Short problem: Without the pictures, write out all the lines below exactly as they appear.
-- Start Dataset records --
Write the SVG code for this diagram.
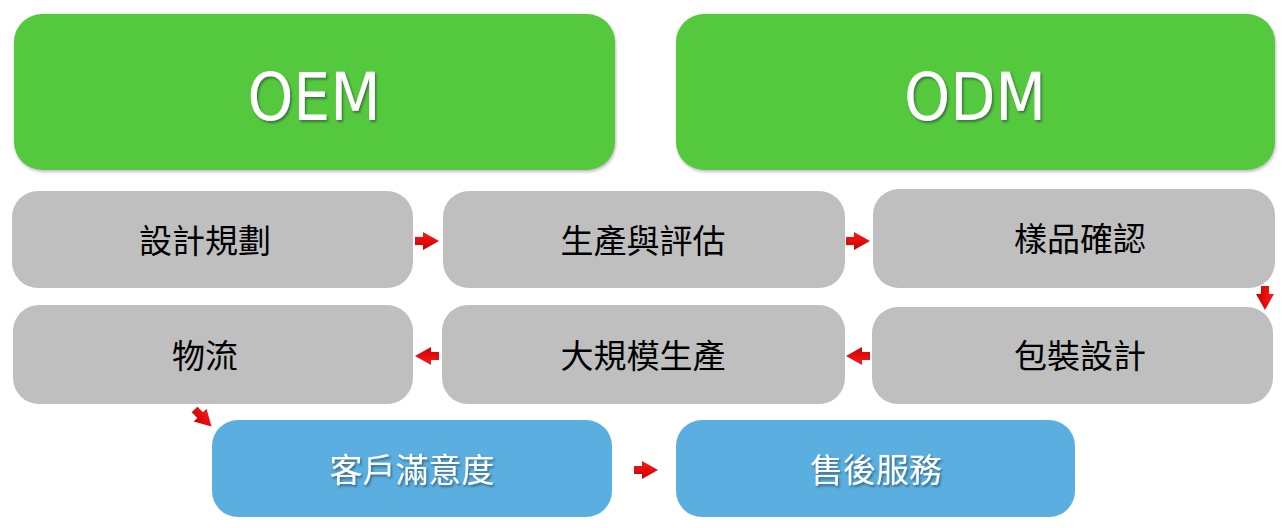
<svg xmlns="http://www.w3.org/2000/svg" width="1285" height="528" viewBox="0 0 1285 528">
<defs>
<filter id="sh" x="-5%" y="-10%" width="110%" height="125%"><feDropShadow dx="1" dy="2" stdDeviation="1.5" flood-color="#806080" flood-opacity="0.45"/></filter>
<filter id="tsh" x="-10%" y="-20%" width="120%" height="150%"><feDropShadow dx="1.5" dy="2" stdDeviation="1" flood-color="#203040" flood-opacity="0.55"/></filter>
<linearGradient id="rg" x1="0" y1="0" x2="0" y2="1"><stop offset="0" stop-color="#ff1a1a"/><stop offset="1" stop-color="#c80000"/></linearGradient>
<path id="arr" d="M-12,-4 L-4,-4 L-4,-9 L12,0 L-4,9 L-4,4 L-12,4 Z" fill="url(#rg)"/>
</defs>
<style>
.g{fill:#55c93d}
.gr{fill:#bfbfbf}
.b{fill:#5aafe0}
.big{font-family:"DejaVu Sans Condensed","DejaVu Sans",sans-serif;font-size:66px;fill:#fff;text-anchor:middle}
.t{font-family:"Noto Sans CJK TC","Noto Sans CJK SC",sans-serif;font-size:33px;fill:#000;text-anchor:middle;dominant-baseline:central}
.w{font-family:"Noto Sans CJK TC","Noto Sans CJK SC",sans-serif;font-size:33px;fill:#fff;text-anchor:middle;dominant-baseline:central}
</style>
<rect width="1285" height="528" fill="#fff"/>
<g id="oem"><rect class="g" x="14" y="14" width="601" height="156" rx="28" filter="url(#sh)"/><text class="big" x="314" y="120" textLength="133" lengthAdjust="spacingAndGlyphs" filter="url(#tsh)">OEM</text></g>
<g id="odm"><rect class="g" x="676" y="14" width="599" height="156" rx="28" filter="url(#sh)"/><text class="big" x="975" y="120" textLength="142" lengthAdjust="spacingAndGlyphs" filter="url(#tsh)">ODM</text></g>
<g id="n1"><rect class="gr" x="12" y="191" width="401" height="97" rx="26"/><text class="t" x="205" y="239">設計規劃</text></g>
<g id="n2"><rect class="gr" x="443" y="191" width="402" height="97" rx="26"/><text class="t" x="643" y="239">生產與評估</text></g>
<g id="n3"><rect class="gr" x="873" y="189" width="402" height="99" rx="26"/><text class="t" x="1080" y="237">樣品確認</text></g>
<g id="n4"><rect class="gr" x="872" y="307" width="401" height="97" rx="26"/><text class="t" x="1080" y="354">包裝設計</text></g>
<g id="n5"><rect class="gr" x="442" y="305" width="403" height="99" rx="26"/><text class="t" x="643" y="354">大規模生產</text></g>
<g id="n6"><rect class="gr" x="13" y="305" width="400" height="99" rx="26"/><text class="t" x="205" y="354">物流</text></g>
<g id="n7"><rect class="b" x="212" y="420" width="400" height="97" rx="26"/><text class="w" x="412" y="468" filter="url(#tsh)">客戶滿意度</text></g>
<g id="n8"><rect class="b" x="676" y="420" width="399" height="97" rx="26"/><text class="w" x="876" y="468" filter="url(#tsh)">售後服務</text></g>
<g id="connectors">
<use href="#arr" transform="translate(427,241)"/>
<use href="#arr" transform="translate(858,241)"/>
<use href="#arr" transform="translate(1265,298) rotate(90)"/>
<use href="#arr" transform="translate(858,356) rotate(180)"/>
<use href="#arr" transform="translate(427,356) rotate(180)"/>
<use href="#arr" transform="translate(203,418) rotate(45)"/>
<use href="#arr" transform="translate(646,470)"/>
</g>
</svg>
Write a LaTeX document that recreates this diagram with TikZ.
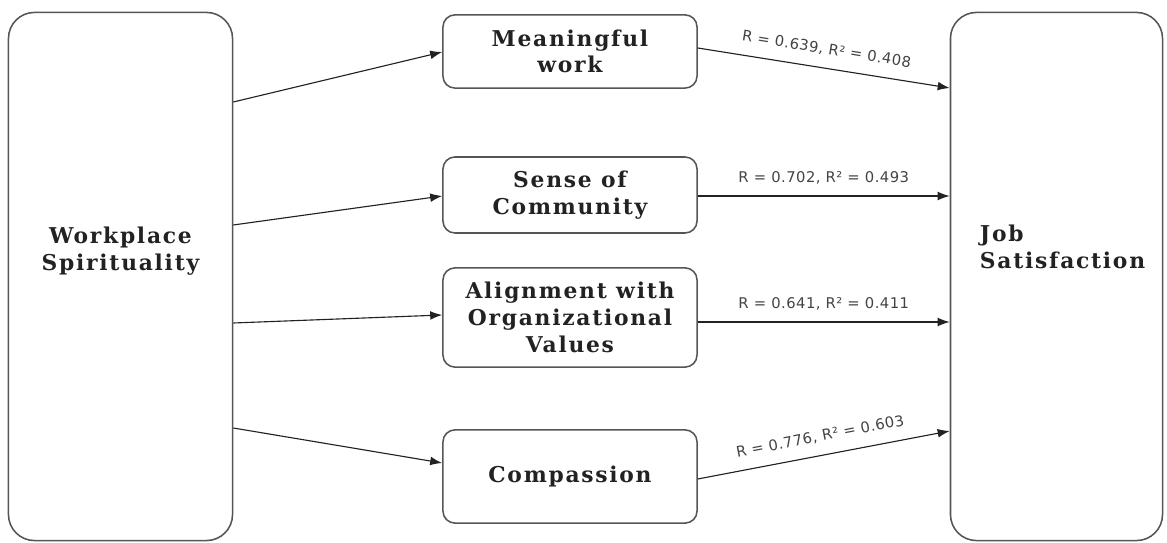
-- End Dataset records --
Solution to the exercise:
Write the SVG code for this diagram.
<svg xmlns="http://www.w3.org/2000/svg" width="1285" height="528" viewBox="0 0 1285 528">
<defs>
<filter id="sh" x="-5%" y="-10%" width="110%" height="125%"><feDropShadow dx="1" dy="2" stdDeviation="1.5" flood-color="#806080" flood-opacity="0.45"/></filter>
<filter id="tsh" x="-10%" y="-20%" width="120%" height="150%"><feDropShadow dx="1.5" dy="2" stdDeviation="1" flood-color="#203040" flood-opacity="0.55"/></filter>
<linearGradient id="rg" x1="0" y1="0" x2="0" y2="1"><stop offset="0" stop-color="#ff1a1a"/><stop offset="1" stop-color="#c80000"/></linearGradient>
<path id="arr" d="M-12,-4 L-4,-4 L-4,-9 L12,0 L-4,9 L-4,4 L-12,4 Z" fill="url(#rg)"/>
</defs>
<style>
.g{fill:#55c93d}
.gr{fill:#bfbfbf}
.b{fill:#5aafe0}
.big{font-family:"DejaVu Sans Condensed","DejaVu Sans",sans-serif;font-size:66px;fill:#fff;text-anchor:middle}
.t{font-family:"Noto Sans CJK TC","Noto Sans CJK SC",sans-serif;font-size:33px;fill:#000;text-anchor:middle;dominant-baseline:central}
.w{font-family:"Noto Sans CJK TC","Noto Sans CJK SC",sans-serif;font-size:33px;fill:#fff;text-anchor:middle;dominant-baseline:central}
</style>
<rect width="1285" height="528" fill="#fff"/>
<g id="oem"><rect class="g" x="14" y="14" width="601" height="156" rx="28" filter="url(#sh)"/><text class="big" x="314" y="120" textLength="133" lengthAdjust="spacingAndGlyphs" filter="url(#tsh)">OEM</text></g>
<g id="odm"><rect class="g" x="676" y="14" width="599" height="156" rx="28" filter="url(#sh)"/><text class="big" x="975" y="120" textLength="142" lengthAdjust="spacingAndGlyphs" filter="url(#tsh)">ODM</text></g>
<g id="n1"><rect class="gr" x="12" y="191" width="401" height="97" rx="26"/><text class="t" x="205" y="239">設計規劃</text></g>
<g id="n2"><rect class="gr" x="443" y="191" width="402" height="97" rx="26"/><text class="t" x="643" y="239">生產與評估</text></g>
<g id="n3"><rect class="gr" x="873" y="189" width="402" height="99" rx="26"/><text class="t" x="1080" y="237">樣品確認</text></g>
<g id="n4"><rect class="gr" x="872" y="307" width="401" height="97" rx="26"/><text class="t" x="1080" y="354">包裝設計</text></g>
<g id="n5"><rect class="gr" x="442" y="305" width="403" height="99" rx="26"/><text class="t" x="643" y="354">大規模生產</text></g>
<g id="n6"><rect class="gr" x="13" y="305" width="400" height="99" rx="26"/><text class="t" x="205" y="354">物流</text></g>
<g id="n7"><rect class="b" x="212" y="420" width="400" height="97" rx="26"/><text class="w" x="412" y="468" filter="url(#tsh)">客戶滿意度</text></g>
<g id="n8"><rect class="b" x="676" y="420" width="399" height="97" rx="26"/><text class="w" x="876" y="468" filter="url(#tsh)">售後服務</text></g>
<g id="connectors">
<use href="#arr" transform="translate(427,241)"/>
<use href="#arr" transform="translate(858,241)"/>
<use href="#arr" transform="translate(1265,298) rotate(90)"/>
<use href="#arr" transform="translate(858,356) rotate(180)"/>
<use href="#arr" transform="translate(427,356) rotate(180)"/>
<use href="#arr" transform="translate(203,418) rotate(45)"/>
<use href="#arr" transform="translate(646,470)"/>
</g>
</svg>
Write a LaTeX document that recreates this diagram with TikZ.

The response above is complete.